Mental Math: By choosing the right storage tier based on capacity and throughput, and jumping to a higher storage tier only at peak usage times, you can save up to 70% on your monthly cloud bill.
06. Delete old snapshots
The snapshot is a staple of any virtual machine recovery strategy. Multiple snapshots give IT organizations the ability to restore to a specific point in time, based on a specific disaster recovery scenario. The last thing you want is to delete something that the owner of the workload needs. But when you have hundreds of VMs, each creating snapshots daily without deleting the previous day’s snapshot, your cloud storage costs grow exponentially. You must establish a strategy around snapshot expiration. Fortunately, most cloud providers have some form of snapshot lifecycle policy to automate deletions, eliminating the need to rely on any one individual.

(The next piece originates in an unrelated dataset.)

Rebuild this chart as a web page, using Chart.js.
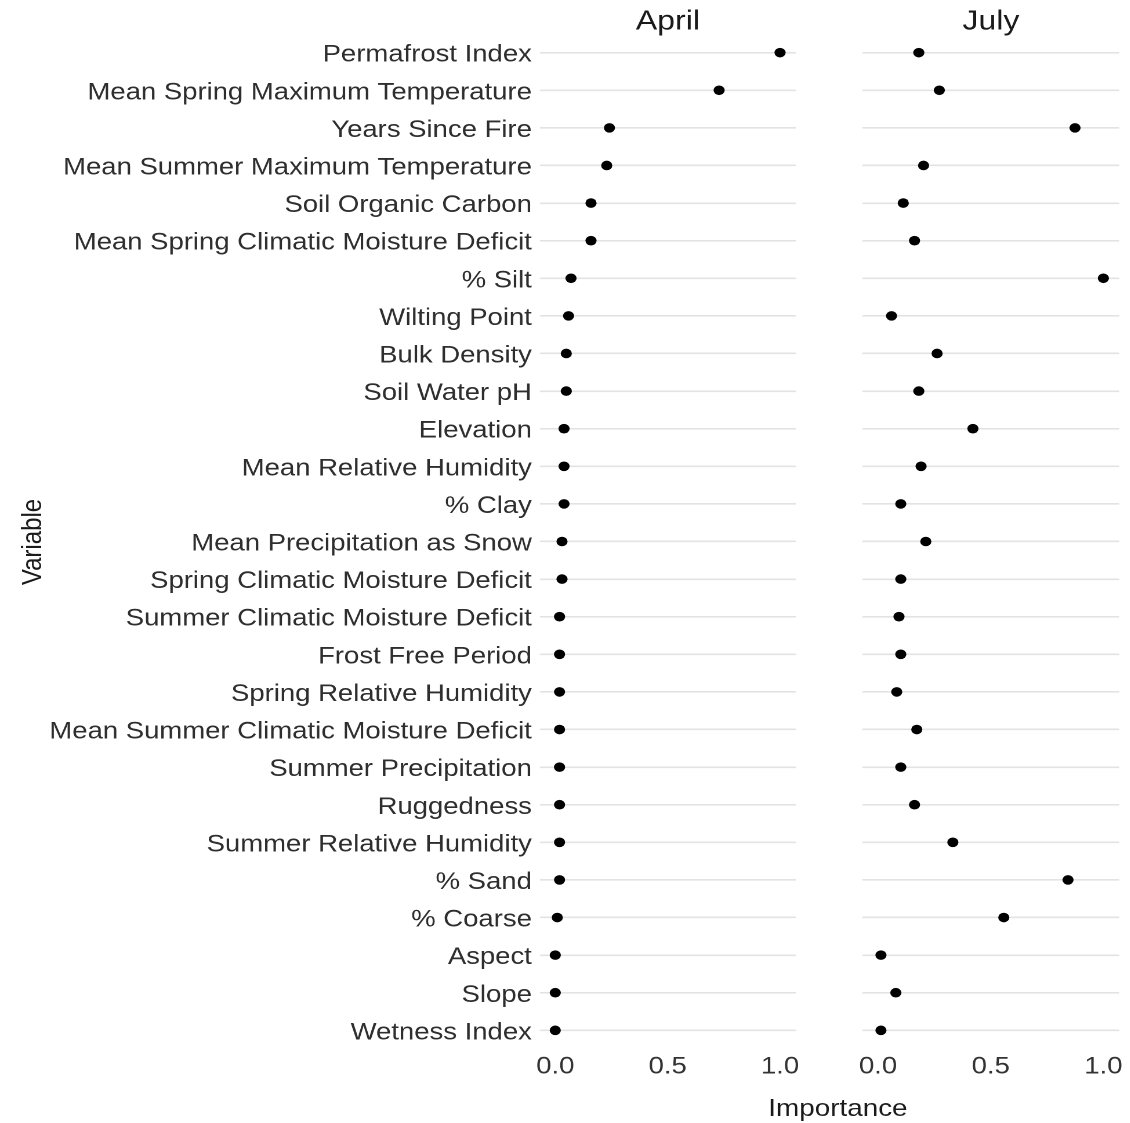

07. Manage outbound data transfer requests
Moving data costs money. That’s a fact. But those costs are not all created equal. In the cloud, the cost of transferring data depends on the location of the source and the destination cloud servers. Inbound traffic is normally free (or close enough). But when data is transferred outside the cloud provider’s network (aka data egress), it gets expensive fast. And remember, as far as the data owner is concerned, the transfer is all about “I need it done,” not “it’s cost effective to do it this way.” To address this issue, encourage users to store data as close to where it’s actually used as possible, to eliminate the need to move it somewhere else. Also consider compressing and deduplicating data before egress, using incremental synchronization to save on transfer costs. Finally, if you can delete data, or move it to an archive tier, do so with zeal.
08. Minimize cross-region and cross-zone data transfer
When data moves across regions, countries, or availability zones, cloud providers get to charge you more. These data transfers can be part of an application’s architecture, used by DevOps to maintain test data, or they can be a part of a redundancy strategy. So data transfer needs to be both purposeful and sanctioned. Make it your goal to host necessary data as geographically close to its userbase as possible. Over the long run, consider rearchitecting solutions to minimize the path your data needs to travel.
09. Monitor storage pricing tier
Pricing for both storage and data transfers often includes additional cost tiers based on consumption. If you reach specified levels in the cloud provider’s pricing table—as indicated by terms such as “greater than <storage amount>”—you are likely to be able to negotiate a better price. Keep in mind that higher discounts apply only to stored data that meets the pricing requirement. Finally, you may be locked into a multiyear contract. You should try to stay within the constraints of that contract, while looking for ways to negotiate costs down based on increased usage overtime.
“Companies can save hundreds of thousands of dollars a quarter, sometimes even $100,000 a month simply by considering how they architect their cloudbased architecture.”
10. Clean up incomplete uploads from storage
Some workloads require users to upload files. In this scenario, interrupted uploads sometimes result in partial objects that linger in cloud storage as unusable data that costs you real money. Depending on size, incomplete uploads can add up to tons of waste because admins tend to be afraid to delete or move anything (see step 6). The best course of action is to back up incomplete uploads and then delete them.